### Source excerpt
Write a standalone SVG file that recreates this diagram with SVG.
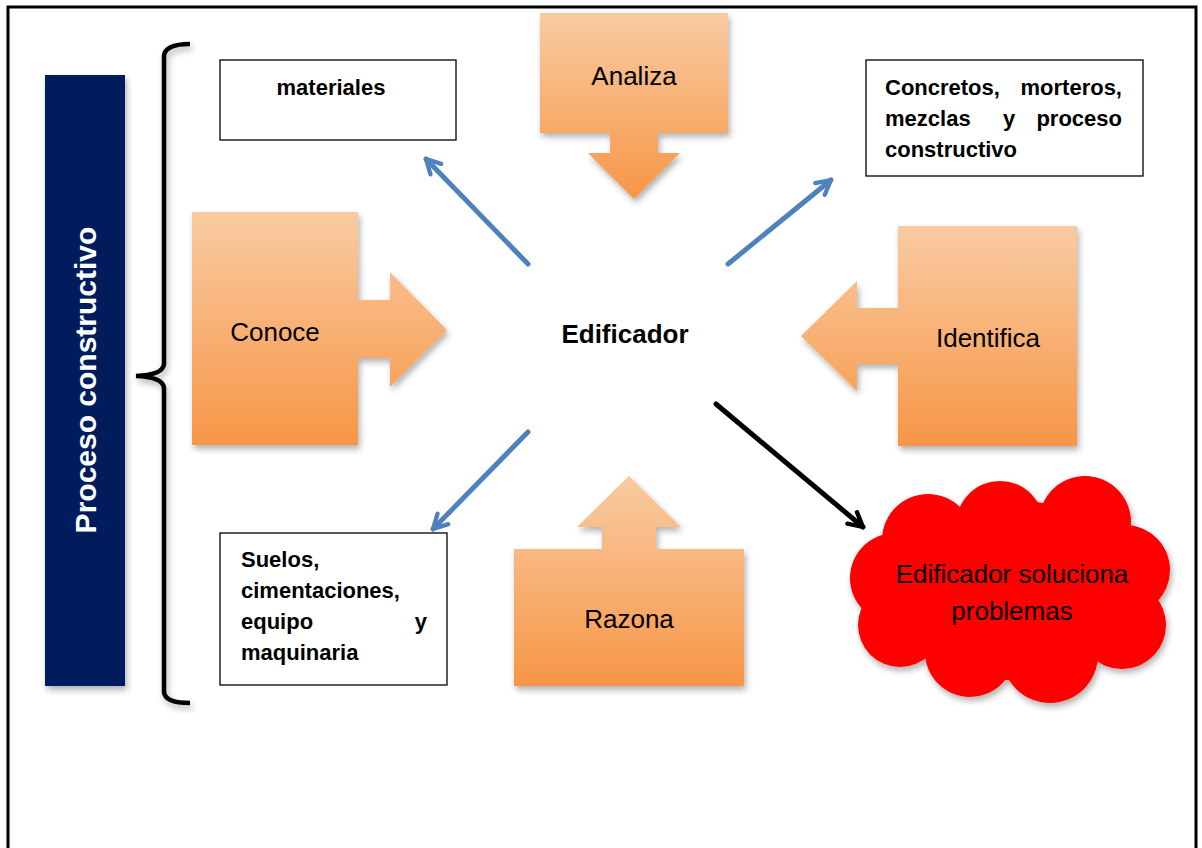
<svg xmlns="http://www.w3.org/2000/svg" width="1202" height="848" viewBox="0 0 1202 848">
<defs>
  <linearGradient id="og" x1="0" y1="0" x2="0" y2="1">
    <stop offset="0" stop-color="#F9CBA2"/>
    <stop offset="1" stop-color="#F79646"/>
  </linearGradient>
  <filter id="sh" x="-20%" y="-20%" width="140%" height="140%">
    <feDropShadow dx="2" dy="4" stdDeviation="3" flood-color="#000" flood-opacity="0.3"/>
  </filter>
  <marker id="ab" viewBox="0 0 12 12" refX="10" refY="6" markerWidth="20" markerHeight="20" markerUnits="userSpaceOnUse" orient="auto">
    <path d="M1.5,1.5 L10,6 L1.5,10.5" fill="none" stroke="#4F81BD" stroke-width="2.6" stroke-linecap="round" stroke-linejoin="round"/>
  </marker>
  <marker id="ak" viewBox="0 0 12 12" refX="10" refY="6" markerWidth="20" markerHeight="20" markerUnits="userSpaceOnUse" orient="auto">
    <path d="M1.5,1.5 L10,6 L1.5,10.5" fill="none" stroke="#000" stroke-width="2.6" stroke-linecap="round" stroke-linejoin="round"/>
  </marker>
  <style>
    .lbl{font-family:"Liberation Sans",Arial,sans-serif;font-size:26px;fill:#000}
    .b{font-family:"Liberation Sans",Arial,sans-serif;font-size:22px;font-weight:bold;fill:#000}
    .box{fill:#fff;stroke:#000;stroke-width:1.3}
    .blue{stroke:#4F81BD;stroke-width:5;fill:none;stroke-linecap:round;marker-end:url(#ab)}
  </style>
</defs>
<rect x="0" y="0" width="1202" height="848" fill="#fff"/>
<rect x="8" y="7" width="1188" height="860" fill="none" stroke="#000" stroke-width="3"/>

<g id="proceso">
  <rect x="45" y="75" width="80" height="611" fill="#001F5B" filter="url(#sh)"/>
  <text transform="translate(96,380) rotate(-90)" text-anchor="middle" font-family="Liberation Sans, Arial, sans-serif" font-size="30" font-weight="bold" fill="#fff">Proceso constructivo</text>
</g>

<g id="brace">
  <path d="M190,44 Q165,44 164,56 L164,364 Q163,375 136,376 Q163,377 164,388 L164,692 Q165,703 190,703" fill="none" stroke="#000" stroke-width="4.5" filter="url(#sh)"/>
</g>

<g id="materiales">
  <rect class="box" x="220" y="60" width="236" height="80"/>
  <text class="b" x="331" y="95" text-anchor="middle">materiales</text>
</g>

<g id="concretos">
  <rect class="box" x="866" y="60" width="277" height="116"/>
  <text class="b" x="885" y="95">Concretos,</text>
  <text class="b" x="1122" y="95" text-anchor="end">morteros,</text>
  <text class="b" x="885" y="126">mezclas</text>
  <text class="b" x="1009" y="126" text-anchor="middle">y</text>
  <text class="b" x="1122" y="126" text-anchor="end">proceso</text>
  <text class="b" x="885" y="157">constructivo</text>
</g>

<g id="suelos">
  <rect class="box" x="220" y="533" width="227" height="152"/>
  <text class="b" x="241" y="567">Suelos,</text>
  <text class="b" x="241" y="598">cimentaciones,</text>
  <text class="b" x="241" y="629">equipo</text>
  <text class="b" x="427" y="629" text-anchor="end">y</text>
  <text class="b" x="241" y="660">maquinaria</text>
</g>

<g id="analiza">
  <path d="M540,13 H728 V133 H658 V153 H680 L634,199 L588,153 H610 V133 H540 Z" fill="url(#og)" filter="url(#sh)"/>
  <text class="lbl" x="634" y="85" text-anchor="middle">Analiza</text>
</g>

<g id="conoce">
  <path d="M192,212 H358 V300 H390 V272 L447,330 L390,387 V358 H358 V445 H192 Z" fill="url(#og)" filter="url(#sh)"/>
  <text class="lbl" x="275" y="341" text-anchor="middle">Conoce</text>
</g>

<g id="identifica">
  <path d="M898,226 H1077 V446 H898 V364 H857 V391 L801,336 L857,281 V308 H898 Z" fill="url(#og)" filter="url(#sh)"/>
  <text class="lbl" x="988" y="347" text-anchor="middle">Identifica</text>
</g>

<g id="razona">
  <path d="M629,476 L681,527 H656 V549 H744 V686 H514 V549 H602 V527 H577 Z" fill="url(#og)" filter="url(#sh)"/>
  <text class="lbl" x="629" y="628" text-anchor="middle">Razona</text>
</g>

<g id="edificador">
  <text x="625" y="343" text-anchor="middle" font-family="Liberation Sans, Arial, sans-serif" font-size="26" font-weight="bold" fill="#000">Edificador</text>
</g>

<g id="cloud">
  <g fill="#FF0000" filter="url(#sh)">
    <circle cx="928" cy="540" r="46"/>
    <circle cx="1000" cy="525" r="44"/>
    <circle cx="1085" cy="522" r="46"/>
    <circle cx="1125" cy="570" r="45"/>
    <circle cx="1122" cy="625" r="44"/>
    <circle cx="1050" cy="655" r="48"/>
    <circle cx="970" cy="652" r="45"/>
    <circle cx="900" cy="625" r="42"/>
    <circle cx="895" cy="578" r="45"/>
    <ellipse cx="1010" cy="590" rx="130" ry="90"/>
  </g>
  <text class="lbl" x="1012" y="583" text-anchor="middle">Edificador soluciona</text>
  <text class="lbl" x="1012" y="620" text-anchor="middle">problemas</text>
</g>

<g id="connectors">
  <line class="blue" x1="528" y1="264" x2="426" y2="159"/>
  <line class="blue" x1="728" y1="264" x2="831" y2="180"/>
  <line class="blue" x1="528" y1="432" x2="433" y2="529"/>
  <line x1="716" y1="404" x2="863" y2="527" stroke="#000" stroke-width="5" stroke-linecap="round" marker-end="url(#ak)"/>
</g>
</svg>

### Given task
Every line should be retyped exactly, with the pictures omitted.

### Written solution
Write a standalone SVG file that recreates this diagram with SVG.
<svg xmlns="http://www.w3.org/2000/svg" width="1202" height="848" viewBox="0 0 1202 848">
<defs>
  <linearGradient id="og" x1="0" y1="0" x2="0" y2="1">
    <stop offset="0" stop-color="#F9CBA2"/>
    <stop offset="1" stop-color="#F79646"/>
  </linearGradient>
  <filter id="sh" x="-20%" y="-20%" width="140%" height="140%">
    <feDropShadow dx="2" dy="4" stdDeviation="3" flood-color="#000" flood-opacity="0.3"/>
  </filter>
  <marker id="ab" viewBox="0 0 12 12" refX="10" refY="6" markerWidth="20" markerHeight="20" markerUnits="userSpaceOnUse" orient="auto">
    <path d="M1.5,1.5 L10,6 L1.5,10.5" fill="none" stroke="#4F81BD" stroke-width="2.6" stroke-linecap="round" stroke-linejoin="round"/>
  </marker>
  <marker id="ak" viewBox="0 0 12 12" refX="10" refY="6" markerWidth="20" markerHeight="20" markerUnits="userSpaceOnUse" orient="auto">
    <path d="M1.5,1.5 L10,6 L1.5,10.5" fill="none" stroke="#000" stroke-width="2.6" stroke-linecap="round" stroke-linejoin="round"/>
  </marker>
  <style>
    .lbl{font-family:"Liberation Sans",Arial,sans-serif;font-size:26px;fill:#000}
    .b{font-family:"Liberation Sans",Arial,sans-serif;font-size:22px;font-weight:bold;fill:#000}
    .box{fill:#fff;stroke:#000;stroke-width:1.3}
    .blue{stroke:#4F81BD;stroke-width:5;fill:none;stroke-linecap:round;marker-end:url(#ab)}
  </style>
</defs>
<rect x="0" y="0" width="1202" height="848" fill="#fff"/>
<rect x="8" y="7" width="1188" height="860" fill="none" stroke="#000" stroke-width="3"/>

<g id="proceso">
  <rect x="45" y="75" width="80" height="611" fill="#001F5B" filter="url(#sh)"/>
  <text transform="translate(96,380) rotate(-90)" text-anchor="middle" font-family="Liberation Sans, Arial, sans-serif" font-size="30" font-weight="bold" fill="#fff">Proceso constructivo</text>
</g>

<g id="brace">
  <path d="M190,44 Q165,44 164,56 L164,364 Q163,375 136,376 Q163,377 164,388 L164,692 Q165,703 190,703" fill="none" stroke="#000" stroke-width="4.5" filter="url(#sh)"/>
</g>

<g id="materiales">
  <rect class="box" x="220" y="60" width="236" height="80"/>
  <text class="b" x="331" y="95" text-anchor="middle">materiales</text>
</g>

<g id="concretos">
  <rect class="box" x="866" y="60" width="277" height="116"/>
  <text class="b" x="885" y="95">Concretos,</text>
  <text class="b" x="1122" y="95" text-anchor="end">morteros,</text>
  <text class="b" x="885" y="126">mezclas</text>
  <text class="b" x="1009" y="126" text-anchor="middle">y</text>
  <text class="b" x="1122" y="126" text-anchor="end">proceso</text>
  <text class="b" x="885" y="157">constructivo</text>
</g>

<g id="suelos">
  <rect class="box" x="220" y="533" width="227" height="152"/>
  <text class="b" x="241" y="567">Suelos,</text>
  <text class="b" x="241" y="598">cimentaciones,</text>
  <text class="b" x="241" y="629">equipo</text>
  <text class="b" x="427" y="629" text-anchor="end">y</text>
  <text class="b" x="241" y="660">maquinaria</text>
</g>

<g id="analiza">
  <path d="M540,13 H728 V133 H658 V153 H680 L634,199 L588,153 H610 V133 H540 Z" fill="url(#og)" filter="url(#sh)"/>
  <text class="lbl" x="634" y="85" text-anchor="middle">Analiza</text>
</g>

<g id="conoce">
  <path d="M192,212 H358 V300 H390 V272 L447,330 L390,387 V358 H358 V445 H192 Z" fill="url(#og)" filter="url(#sh)"/>
  <text class="lbl" x="275" y="341" text-anchor="middle">Conoce</text>
</g>

<g id="identifica">
  <path d="M898,226 H1077 V446 H898 V364 H857 V391 L801,336 L857,281 V308 H898 Z" fill="url(#og)" filter="url(#sh)"/>
  <text class="lbl" x="988" y="347" text-anchor="middle">Identifica</text>
</g>

<g id="razona">
  <path d="M629,476 L681,527 H656 V549 H744 V686 H514 V549 H602 V527 H577 Z" fill="url(#og)" filter="url(#sh)"/>
  <text class="lbl" x="629" y="628" text-anchor="middle">Razona</text>
</g>

<g id="edificador">
  <text x="625" y="343" text-anchor="middle" font-family="Liberation Sans, Arial, sans-serif" font-size="26" font-weight="bold" fill="#000">Edificador</text>
</g>

<g id="cloud">
  <g fill="#FF0000" filter="url(#sh)">
    <circle cx="928" cy="540" r="46"/>
    <circle cx="1000" cy="525" r="44"/>
    <circle cx="1085" cy="522" r="46"/>
    <circle cx="1125" cy="570" r="45"/>
    <circle cx="1122" cy="625" r="44"/>
    <circle cx="1050" cy="655" r="48"/>
    <circle cx="970" cy="652" r="45"/>
    <circle cx="900" cy="625" r="42"/>
    <circle cx="895" cy="578" r="45"/>
    <ellipse cx="1010" cy="590" rx="130" ry="90"/>
  </g>
  <text class="lbl" x="1012" y="583" text-anchor="middle">Edificador soluciona</text>
  <text class="lbl" x="1012" y="620" text-anchor="middle">problemas</text>
</g>

<g id="connectors">
  <line class="blue" x1="528" y1="264" x2="426" y2="159"/>
  <line class="blue" x1="728" y1="264" x2="831" y2="180"/>
  <line class="blue" x1="528" y1="432" x2="433" y2="529"/>
  <line x1="716" y1="404" x2="863" y2="527" stroke="#000" stroke-width="5" stroke-linecap="round" marker-end="url(#ak)"/>
</g>
</svg>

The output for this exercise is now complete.